Davis v. Alexander
Headline: Court affirms Oklahoma judgment letting cattle shippers recover full transit damages from the President’s railroad agent, holding a dominant railroad can be liable for injuries on a subsidiary when operated as one system.
Holding: The Court affirmed the state-court judgment, holding that when one railroad actually controls and operates another as a single system, the dominant carrier can be held liable for the subsidiary’s negligent injuries.
- Allows shippers to recover full transit damages when carriers operate as one system.
- Holds dominant carrier or its federal agent liable for subsidiary’s negligence when both run as a single system.
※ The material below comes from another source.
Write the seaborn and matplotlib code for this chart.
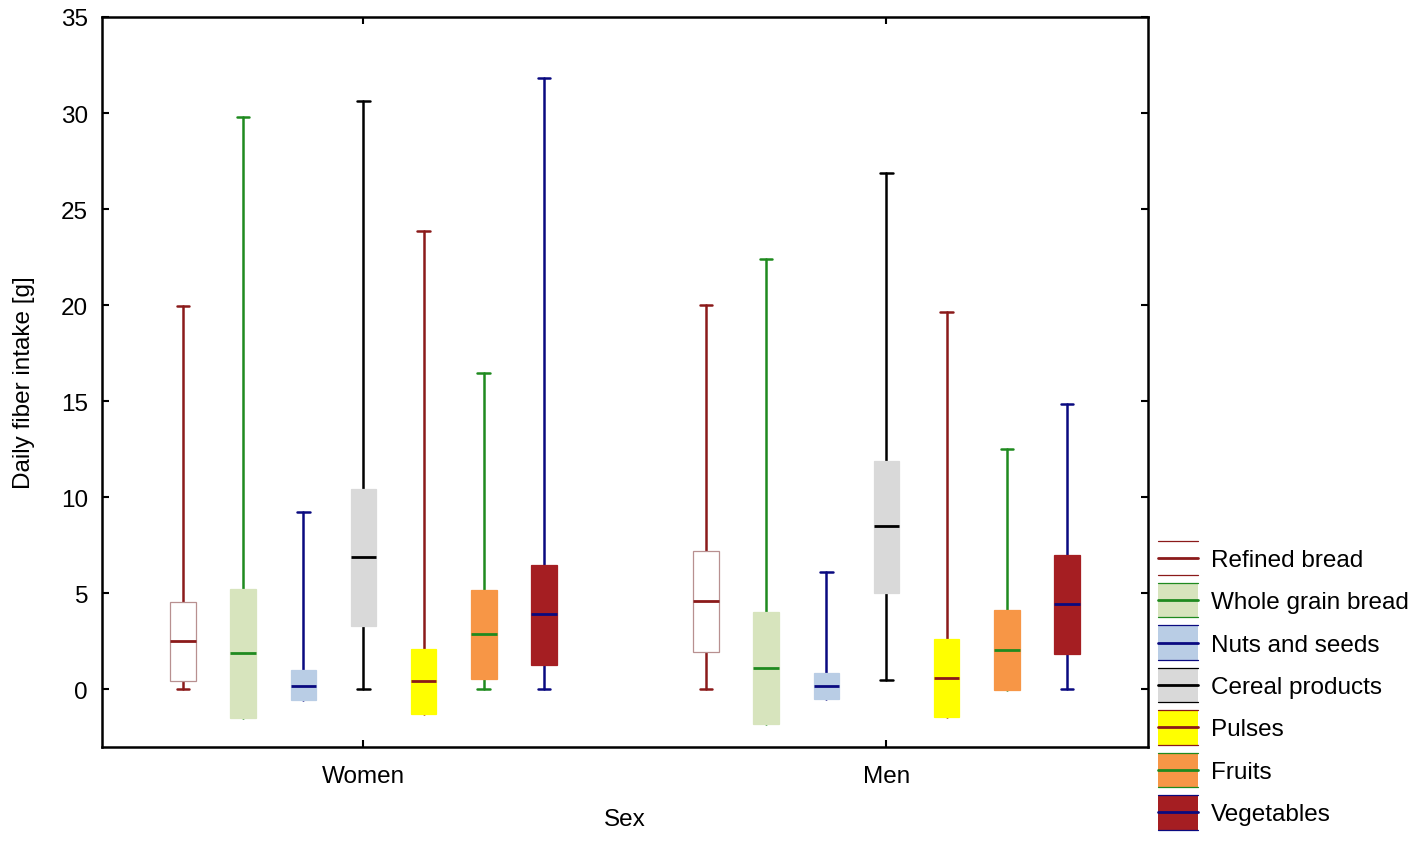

- Does not create blanket liability for all federally controlled railroads, per later decisions.
Summary
Background
Cattle shippers sued James C. Davis, the Agent designated by the President under the Transportation Act of 1920, after livestock were negligently injured while moving from New Mexico through Texas to Oklahoma City during federal control of the Rock Island railroad system. The injury happened in three states. The dispute in the Oklahoma trial centered on whether damages for injuries that occurred in Texas could be recovered because Texas lines there were owned by a separate Texas corporation that the shippers said was operated as part of the whole system. The jury awarded full damages and the Oklahoma Supreme Court affirmed that judgment.
Reasoning
The central question was whether the plaintiffs could recover for injuries that happened on the Texas-owned lines and whether the federal agent in charge of the system could be held responsible. The U.S. Supreme Court explained that, although the Oklahoma court relied on a ground that later cases found unsound, the judgment nevertheless was correct. The Court held that where one railroad actually controls and operates another as a single system, the dominant company can be liable for injuries caused by the subsidiary. The instructions to the jury were proper because they limited recovery to damages tied to lines actually treated as part of the single system.
Real world impact
This ruling lets shippers recover full transit damages when a dominant carrier operates a subsidiary as one system. It makes clear that responsibility can follow the economic reality of how railroads are run, not just paper ownership. The opinion also notes limits: other decisions later clarified that a federal operator is not automatically suable for all railroads without regard to the specific system out of whose operations the liability arose.
Dissents or concurrances
No separate dissent or concurrence is relied on here, but the opinion records that later cases and the Oklahoma court itself refined the legal rule applied in this case.